When the US stealth bombers returned from bombing Iran, Trump boasted about the total “obliteration” of the targeted nuclear sites. “They [Israel] have guys that go in there after… and they say it was total obliteration,” adding that “Israel is doing a report on it now.” It doesn’t matter to Trump that this just isn’t true. The chair of the Israeli ultra-orthodox Shas party told Haaretz that “no one” was sent by Israel to inspect the damage done to the Iranian nuclear facilities.
Doubt that nuclear programme was “obliterated”
It is difficult to say what the truth really is. We will probably not know for some time, but we can be sure that when the assessments of the US military are made, we doubt that “obliteration” will be in their report. Not that it matters to Trump, since his opinions will have moved on by then.
Still, the White House released a statement attributed to the Israel Atomic Energy Commission, saying that US strikes, “combined with Israeli strikes on other elements of Iran’s nuclear program, have set back Iran’s ability to develop nuclear weapons by many years,”
In truth, Trump got off lightly in this conflict. Iran was so badly hurt by Israeli bombing and the regime was so terrified of losing its grip on the population, that it held back from serious retaliation against US bases in the region.
But there are still up to fifty thousand US military personnel in the region. Their situation is still very precarious, and every new crisis threatens casualties, each one worse that the one before. It is only a matter of time before the military support for Israel creates a crisis that is not so easily managed.
Steve Bannon, once a close adviser to Trump and one of those Republicans critical of US involvement in foreign wars, suggested that the ceasefire was done to get Israel off the hook. “You saw why Bibi can’t be trusted”, he wrote on X, “The ceasefire was as much to save Israel. That’s the hidden story. They bit off more than they could chew. Yesterday was brutal for Israeli citizens, especially in Tel Aviv and Beersheba.” He suggested that Israel were running out of Defense missiles.
There is disenchantment within the military at longstanding US support for Israel. As we previously reported, a key US army colonel in the Middle East, Nathan McCormack, the chief of the Levant and Egypt branch at the planning directorate of the Joint Chiefs of Staff, was removed from his position this week after he criticised Washington’s support for Israel, which he described as “our worst ‘ally’…We get literally nothing out of the ‘partnership’ other than the enmity of millions of people in the Middle East, Africa, and Asia…”
The MAGA movement is not completely split, but this war has revealed new divisions and has brought some opponents of Trump out of the Republican woodwork. Those divisions will grow and like Netanyahu in Jerusalem and Ayatollah Khamenei in Tehran, Trump will find that his untouchable public image is suddenly tarnished and vulnerable.

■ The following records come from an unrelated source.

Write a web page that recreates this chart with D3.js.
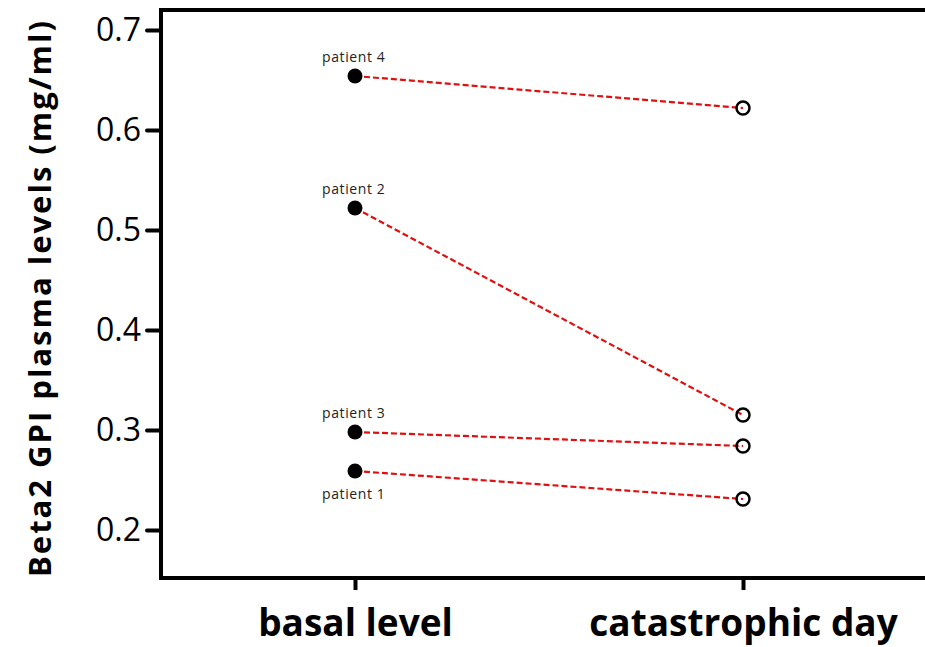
<!DOCTYPE html>
<html>
<head>
<meta charset="utf-8">
<script src="https://cdn.jsdelivr.net/npm/d3@7"></script>
<style>
  body { margin: 0; background: #fff; }
  text { font-family: "Open Sans", "Noto Sans", sans-serif; }
</style>
</head>
<body>
<div id="chart"></div>
<script>
const groups = ['basal level', 'catastrophic day']
const patients = ['patient 1', 'patient 2', 'patient 3', 'patient 4']
const basal = [0.259, 0.522, 0.298, 0.654]
const catastrophic = [0.231, 0.315, 0.284, 0.622]
const yTicks = [0.2, 0.3, 0.4, 0.5, 0.6, 0.7]

const w = 925, h = 647
const plotLeft = 161, plotTop = 10, plotBottom = 578

const svg = d3.select('#chart').append('svg')
              .attr('width', w)
              .attr('height', h)

const yScale = d3.scaleLinear()
                 .domain([0.152, 0.72])
                 .range([plotBottom, plotTop])

const xScale = d3.scalePoint()
                 .domain(groups)
                 .range([355, 743])

// frame: left, top and bottom only
svg.append('path')
   .attr('d', `M${w + 5},${plotTop} H${plotLeft} V${plotBottom} H${w + 5}`)
   .attr('fill', 'none')
   .attr('stroke', '#000')
   .attr('stroke-width', 4)

const yAxis = svg.append('g')
                 .attr('transform', `translate(${plotLeft}, 0)`)
                 .call(d3.axisLeft(yScale).tickValues(yTicks).tickSize(14).tickPadding(6).tickFormat(d3.format('.1f')))
yAxis.select('.domain').remove()
yAxis.selectAll('.tick line').attr('stroke-width', 4).attr('stroke-linecap', 'round')
yAxis.selectAll('.tick text').attr('font-size', 32).attr('fill', '#000')
     .style('font-family', '"Open Sans", sans-serif')

const xAxis = svg.append('g')
                 .attr('transform', `translate(0, ${plotBottom})`)
                 .call(d3.axisBottom(xScale).tickSize(12).tickPadding(20))
xAxis.select('.domain').remove()
xAxis.selectAll('.tick line').attr('stroke-width', 4)
xAxis.selectAll('.tick text').attr('font-size', 37).attr('font-weight', 'bold').attr('fill', '#000')
     .style('font-family', '"Open Sans", sans-serif')

svg.append('text')
   .attr('transform', 'rotate(-90)')
   .attr('x', -299)
   .attr('y', 51)
   .attr('text-anchor', 'middle')
   .attr('font-size', 31)
   .attr('font-weight', 'bold')
   .attr('textLength', 556)
   .attr('lengthAdjust', 'spacing')
   .text('Beta2 GPI plasma levels (mg/ml)')

const rows = patients.map((p, i) => ({ name: p, a: basal[i], b: catastrophic[i] }))

svg.selectAll('.link')
   .data(rows)
   .enter()
   .append('line')
   .attr('x1', xScale(groups[0]))
   .attr('x2', xScale(groups[1]))
   .attr('y1', (d) => yScale(d.a))
   .attr('y2', (d) => yScale(d.b))
   .attr('stroke', '#e01010')
   .attr('stroke-width', 2.2)
   .attr('stroke-dasharray', '6,3')

svg.selectAll('.filled')
   .data(rows)
   .enter()
   .append('circle')
   .attr('cx', xScale(groups[0]))
   .attr('cy', (d) => yScale(d.a))
   .attr('r', 7.5)
   .attr('fill', '#000')

svg.selectAll('.open')
   .data(rows)
   .enter()
   .append('circle')
   .attr('cx', xScale(groups[1]))
   .attr('cy', (d) => yScale(d.b))
   .attr('r', 6.5)
   .attr('fill', 'none')
   .attr('stroke', '#000')
   .attr('stroke-width', 2.5)

svg.selectAll('.plabel')
   .data(rows)
   .enter()
   .append('text')
   .attr('x', xScale(groups[0]) - 33)
   // patient 1 sits below its dot, the rest above
   .attr('y', (d) => d.name === 'patient 1' ? yScale(d.a) + 28 : yScale(d.a) - 14)
   .attr('font-size', 14)
   .attr('letter-spacing', 0.6)
   .attr('fill', '#222')
   .text((d) => d.name)
</script>
</body>
</html>
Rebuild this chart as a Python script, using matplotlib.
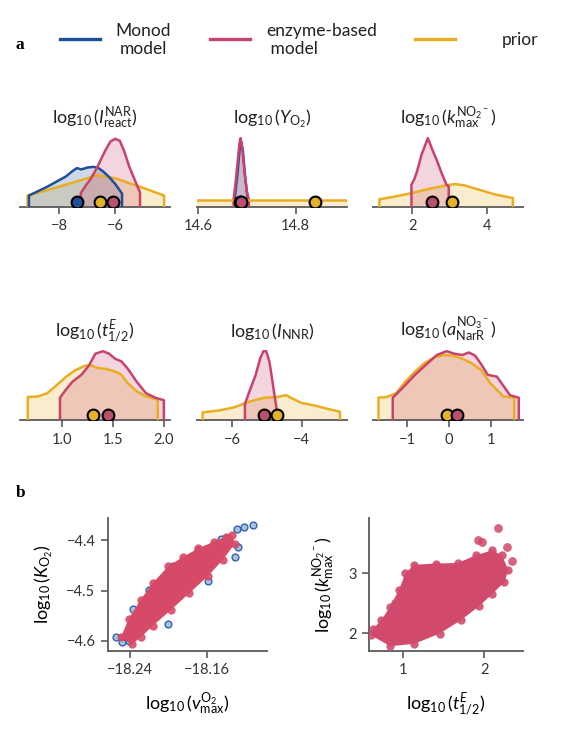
import matplotlib
matplotlib.use('Agg')
import matplotlib.pyplot as plt
from matplotlib.lines import Line2D

plt.rcParams['font.family'] = ['Lato', 'DejaVu Sans']
plt.rcParams['mathtext.fontset'] = 'custom'
plt.rcParams['mathtext.rm'] = 'Lato'
plt.rcParams['mathtext.it'] = 'Lato:italic'
plt.rcParams['mathtext.bf'] = 'Lato:bold'
plt.rcParams['axes.unicode_minus'] = True

BLUE = '#1f4f99'
RED = '#c8436b'
YELLOW = '#e9ad22'
MRED = '#b8506e'
MYEL = '#e3b22c'
SPINE = '#5a5a5a'

# ---------------- panel a data (relative densities) ----------------
# 1: log10(I_react^NAR)
p1_monod_x = [-9.08, -8.75, -8.42, -8.09, -7.76, -7.54, -7.37, -7.21, -6.99, -6.77, -6.60, -6.44, -6.22, -6.00, -5.84, -5.76]
p1_monod_y = [0.10, 0.17, 0.24, 0.32, 0.40, 0.48, 0.53, 0.51, 0.54, 0.55, 0.53, 0.48, 0.39, 0.28, 0.18, 0.13]
p1_enz_x = [-7.23, -7.05, -6.88, -6.66, -6.50, -6.33, -6.17, -6.00, -5.84, -5.67, -5.51, -5.34, -5.18, -5.12]
p1_enz_y = [0.14, 0.26, 0.36, 0.53, 0.68, 0.83, 0.95, 0.99, 0.96, 0.78, 0.56, 0.38, 0.21, 0.15]
p1_prior_x = [-9.13, -8.00, -7.00, -6.66, -6.00, -5.01, -4.26]
p1_prior_y = [0.10, 0.24, 0.37, 0.42, 0.37, 0.22, 0.10]
p1_medians = {'monod': -7.37, 'prior': -6.55, 'enz': -6.09}

# 2: log10(Y_O2)
p2_monod_x = [14.675, 14.681, 14.686, 14.688, 14.692, 14.697, 14.702]
p2_monod_y = [0.04, 0.45, 0.90, 0.95, 0.80, 0.35, 0.04]
p2_enz_x = [14.673, 14.677, 14.681, 14.685, 14.687, 14.690, 14.695, 14.700, 14.704]
p2_enz_y = [0.05, 0.30, 0.62, 0.92, 1.00, 0.88, 0.50, 0.16, 0.04]
p2_prior_x = [14.58, 14.93]
p2_prior_y = [0.03, 0.03]
p2_medians = {'monod': 14.687, 'enz': 14.688, 'prior': 14.839}

# 3: log10(k_max^NO2-)
p3_enz_x = [1.98, 2.06, 2.13, 2.25, 2.42, 2.54, 2.67, 2.79, 2.92, 2.98]
p3_enz_y = [0.27, 0.36, 0.48, 0.74, 1.00, 0.82, 0.64, 0.45, 0.27, 0.24]
p3_prior_x = [1.12, 1.50, 2.00, 2.50, 2.90, 3.15, 3.40, 3.80, 4.20, 4.70]
p3_prior_y = [0.04, 0.08, 0.14, 0.21, 0.26, 0.28, 0.26, 0.19, 0.12, 0.06]
p3_medians = {'enz': 2.52, 'prior': 3.07}

# 4: log10(t_1/2^E)
p4_prior_x = [0.67, 0.77, 0.86, 0.955, 1.045, 1.135, 1.225, 1.285, 1.345, 1.435, 1.525, 1.585, 1.645, 1.735, 1.826, 1.94]
p4_prior_y = [0.28, 0.29, 0.34, 0.47, 0.60, 0.70, 0.77, 0.78, 0.74, 0.72, 0.68, 0.63, 0.50, 0.37, 0.29, 0.24]
p4_enz_x = [0.985, 1.03, 1.105, 1.195, 1.27, 1.33, 1.405, 1.465, 1.525, 1.585, 1.645, 1.735, 1.826, 1.916, 2.00]
p4_enz_y = [0.27, 0.37, 0.52, 0.63, 0.78, 0.96, 1.00, 0.96, 0.88, 0.84, 0.73, 0.52, 0.34, 0.27, 0.23]
p4_medians = {'prior': 1.31, 'enz': 1.45}

# 5: log10(I_NNR)
p5_prior_x = [-6.84, -6.37, -5.93, -5.50, -5.06, -4.71, -4.45, -4.32, -4.02, -3.58, -3.23, -2.91]
p5_prior_y = [0.04, 0.07, 0.12, 0.21, 0.27, 0.28, 0.31, 0.27, 0.19, 0.14, 0.09, 0.05]
p5_enz_x = [-5.63, -5.50, -5.32, -5.19, -5.10, -5.02, -4.93, -4.84, -4.76, -4.71]
p5_enz_y = [0.17, 0.37, 0.63, 0.89, 1.00, 1.00, 0.84, 0.52, 0.22, 0.05]
p5_medians = {'enz': -5.08, 'prior': -4.71}

# 6: log10(a_NarR^NO3-)
p6_prior_x = [-1.68, -1.49, -1.26, -1.04, -0.81, -0.59, -0.36, -0.14, 0.09, 0.32, 0.54, 0.77, 0.98, 1.29, 1.55]
p6_prior_y = [0.27, 0.28, 0.34, 0.52, 0.68, 0.81, 0.90, 0.94, 0.93, 0.88, 0.81, 0.70, 0.50, 0.29, 0.27]
p6_enz_x = [-1.34, -1.11, -0.81, -0.51, -0.29, -0.06, 0.13, 0.32, 0.47, 0.62, 0.77, 0.92, 1.14, 1.45, 1.66]
p6_enz_y = [0.27, 0.42, 0.63, 0.81, 0.94, 1.00, 0.96, 0.94, 0.98, 0.93, 0.79, 0.63, 0.60, 0.31, 0.27]
p6_medians = {'prior': -0.05, 'enz': 0.20}

titles = [r'$\log_{10}(I^{\mathrm{NAR}}_{\mathrm{react}})$',
          r'$\log_{10}(Y_{\mathrm{O_2}})$',
          r'$\log_{10}(k^{\mathrm{NO_2{}^-}}_{\mathrm{max}})$',
          r'$\log_{10}(t^{E}_{1/2})$',
          r'$\log_{10}(I_{\mathrm{NNR}})$',
          r'$\log_{10}(a^{\mathrm{NO_3{}^-}}_{\mathrm{NarR}})$']
xlims = [(-9.4, -4.05), (14.598, 14.905), (0.95, 4.97),
         (0.594, 2.06), (-7.0, -2.71), (-1.81, 1.76)]
xticks = [[-8, -6], [14.6, 14.8], [2, 4], [1.0, 1.5, 2.0], [-6, -4], [-1, 0, 1]]
xticklabels = [['\u22128', '\u22126'], ['14.6', '14.8'], ['2', '4'],
               ['1.0', '1.5', '2.0'], ['\u22126', '\u22124'], ['\u22121', '0', '1']]

panels = [
    [(p1_prior_x, p1_prior_y, YELLOW), (p1_monod_x, p1_monod_y, BLUE), (p1_enz_x, p1_enz_y, RED)],
    [(p2_monod_x, p2_monod_y, BLUE), (p2_enz_x, p2_enz_y, RED), (p2_prior_x, p2_prior_y, YELLOW)],
    [(p3_prior_x, p3_prior_y, YELLOW), (p3_enz_x, p3_enz_y, RED)],
    [(p4_prior_x, p4_prior_y, YELLOW), (p4_enz_x, p4_enz_y, RED)],
    [(p5_prior_x, p5_prior_y, YELLOW), (p5_enz_x, p5_enz_y, RED)],
    [(p6_prior_x, p6_prior_y, YELLOW), (p6_enz_x, p6_enz_y, RED)],
]
medians = [p1_medians, p2_medians, p3_medians, p4_medians, p5_medians, p6_medians]
mcolors = {'monod': BLUE, 'enz': MRED, 'prior': MYEL}

# ---------------- panel b data ----------------
# left: log10(v_max^O2) vs log10(K_O2), enzyme-based posterior cloud outline
b1_enz_x = [-18.2384, -18.2495, -18.2416, -18.2290, -18.2163, -18.2005, -18.1847, -18.1689, -18.1530,
            -18.1400, -18.1340, -18.1310, -18.1436, -18.1594, -18.1783, -18.1973, -18.2163, -18.2290]
b1_enz_y = [-4.607, -4.593, -4.557, -4.518, -4.485, -4.452, -4.433, -4.416, -4.403,
            -4.393, -4.390, -4.407, -4.439, -4.472, -4.505, -4.538, -4.570, -4.593]
# Monod posterior samples visible around the cloud
b1_monod_x = [-18.2368, -18.1957, -18.1690, -18.1293, -18.1214, -18.1120, -18.1277, -18.1310,
              -18.1594, -18.2005, -18.2542, -18.2480, -18.2416, -18.2200, -18.1450, -18.1380]
b1_monod_y = [-4.536, -4.452, -4.420, -4.377, -4.374, -4.370, -4.413, -4.433,
              -4.482, -4.567, -4.593, -4.603, -4.600, -4.498, -4.398, -4.395]
# right: log10(t_1/2^E) vs log10(k_max^NO2-)
b2_enz_x = [0.61, 0.84, 1.14, 1.45, 1.71, 1.94, 2.10, 2.25, 2.30, 2.22, 2.10, 1.90,
            1.68, 1.41, 1.14, 1.03, 0.95, 0.84, 0.73, 0.63]
b2_enz_y = [1.96, 1.78, 1.82, 1.99, 2.21, 2.45, 2.65, 2.85, 3.05, 3.30, 3.38, 3.30,
            3.17, 3.16, 3.14, 3.00, 2.72, 2.44, 2.21, 2.07]
b2_out_x = [2.17, 1.93, 1.98, 2.28, 0.90, 2.35]
b2_out_y = [3.75, 3.55, 3.52, 3.43, 2.50, 3.20]

W, H = 572, 729
fig = plt.figure(figsize=(W / 100, H / 100), dpi=100)


def fr(l, t, w, h):
    return [l / W, 1 - (t + h) / H, w / W, h / H]


lefts = [20, 197, 373]
tops = [135, 348]
YB = -0.08
for i in range(6):
    ax = fig.add_axes(fr(lefts[i % 3], tops[i // 3], 150, 72))
    for (x, y, c) in panels[i]:
        ax.fill_between(x, YB, y, color=c, alpha=0.22, lw=0, zorder=2)
        ax.plot([x[0]] + list(x) + [x[-1]], [YB] + list(y) + [YB], color=c, lw=1.8,
                zorder=3, solid_joinstyle='round')
    for k, v in medians[i].items():
        ax.plot(v, 0, 'o', ms=8.5, mfc=mcolors[k], mec='black', mew=1.5, zorder=10)
    ax.set_xlim(xlims[i])
    ax.set_ylim(YB, 1.05)
    ax.set_xticks(xticks[i])
    ax.set_xticklabels(xticklabels[i])
    ax.set_yticks([])
    for s in ['top', 'right', 'left']:
        ax.spines[s].set_visible(False)
    ax.spines['bottom'].set_color(SPINE)
    ax.spines['bottom'].set_linewidth(1.3)
    ax.tick_params(axis='x', length=5, width=1.2, color=SPINE, labelsize=10.5, pad=4, labelcolor='#333333')
    ax.set_facecolor('none')
    ax.set_title(titles[i], fontsize=13, pad=8, color='#222222')

# legend
fig.text(16 / W, 1 - 45 / H, 'a', fontsize=12.5, fontweight='bold', family='Liberation Serif',
         ha='left', va='center')
for (x0, x1, c) in [(60, 100, BLUE), (210, 250, RED), (415, 455, YELLOW)]:
    fig.add_artist(Line2D([x0 / W, x1 / W], [1 - 39 / H] * 2, color=c, lw=2.4))
fig.text(143 / W, 1 - 40 / H, 'Monod\nmodel', fontsize=12.5, ha='center', va='center',
         multialignment='center', linespacing=1.2, color='#222222')
fig.text(266 / W, 1 - 40 / H, 'enzyme-based\n model', fontsize=12.5, ha='left', va='center',
         multialignment='left', linespacing=1.2, color='#222222')
fig.text(520 / W, 1 - 40 / H, 'prior', fontsize=12.5, ha='center', va='center', color='#222222')

# panel b
fig.text(16 / W, 1 - 493 / H, 'b', fontsize=12.5, fontweight='bold', family='Liberation Serif',
         ha='left', va='center')

axl = fig.add_axes(fr(108, 518, 159, 133))
axl.scatter(b1_monod_x, b1_monod_y, s=24, facecolors='#a9c2e4', edgecolors='#2f64ad', linewidths=1.0, zorder=2)
axl.fill(b1_enz_x, b1_enz_y, color='#d64a67', lw=0, zorder=3)
axl.scatter(b1_enz_x, b1_enz_y, s=36, color='#d64a67', alpha=0.9, lw=0, zorder=4)
axl.set_xlim(-18.2629, -18.0977)
axl.set_ylim(-4.62, -4.356)
axl.set_xticks([-18.24, -18.16])
axl.set_xticklabels(['\u221218.24', '\u221218.16'])
axl.set_yticks([-4.6, -4.5, -4.4])
axl.set_yticklabels(['\u22124.6', '\u22124.5', '\u22124.4'])
axl.set_xlabel(r'$\log_{10}(v^{\mathrm{O_2}}_{\mathrm{max}})$', fontsize=13, labelpad=10)
axl.set_ylabel(r'$\log_{10}(K_{\mathrm{O_2}})$', fontsize=13, labelpad=8)

axr = fig.add_axes(fr(369, 518, 154, 133))
axr.fill(b2_enz_x, b2_enz_y, color='#d14a6c', lw=0, zorder=3)
axr.scatter(b2_enz_x, b2_enz_y, s=36, color='#d14a6c', alpha=0.9, lw=0, zorder=4)
axr.scatter(b2_out_x, b2_out_y, s=40, color='#d14a6c', alpha=0.85, lw=0, zorder=4)
axr.set_xlim(0.58, 2.48)
axr.set_ylim(1.7, 3.92)
axr.set_xticks([1, 2])
axr.set_yticks([2, 3])
axr.set_xlabel(r'$\log_{10}(t^{E}_{1/2})$', fontsize=13, labelpad=10)
axr.set_ylabel(r'$\log_{10}(k^{\mathrm{NO_2{}^-}}_{\mathrm{max}})$', fontsize=13, labelpad=8)

for ax in (axl, axr):
    for s in ['top', 'right']:
        ax.spines[s].set_visible(False)
    for s in ['bottom', 'left']:
        ax.spines[s].set_color(SPINE)
        ax.spines[s].set_linewidth(1.3)
    ax.tick_params(length=5, width=1.2, color=SPINE, labelsize=10.5, pad=4, labelcolor='#333333')

fig.savefig('out.png', dpi=100)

Trump’s foreign policy adventures will do him no good
It is extremely doubtful, especially in the longer term, whether Trump’s foreign policy adventures will do him any good at all. Added to his failure to resolve the bread-and-butter issues facing ordinary workers in the USA – wage levels, affordability of housing, ICE harassment, and so on – it will become apparent in the coming months that Trump is a colossus standing on chicken legs.
From the standpoint of a wider, historical perspective, this war was a momentary episode. But it is perfect representation of the period in which we live – one of revolutions, counter-revolutions, but above all wars. It is workers who suffer the consequences of the wars, although it is not their system that is to blame.
The sooner the rule of religious dictators, messianic demagogues and billionaire chancers is ended, the better it will be for all of us. Crises and wars are permanent features of capitalism, a system historically redundant, but not yet overthrown – that is the task facing the workers of the world.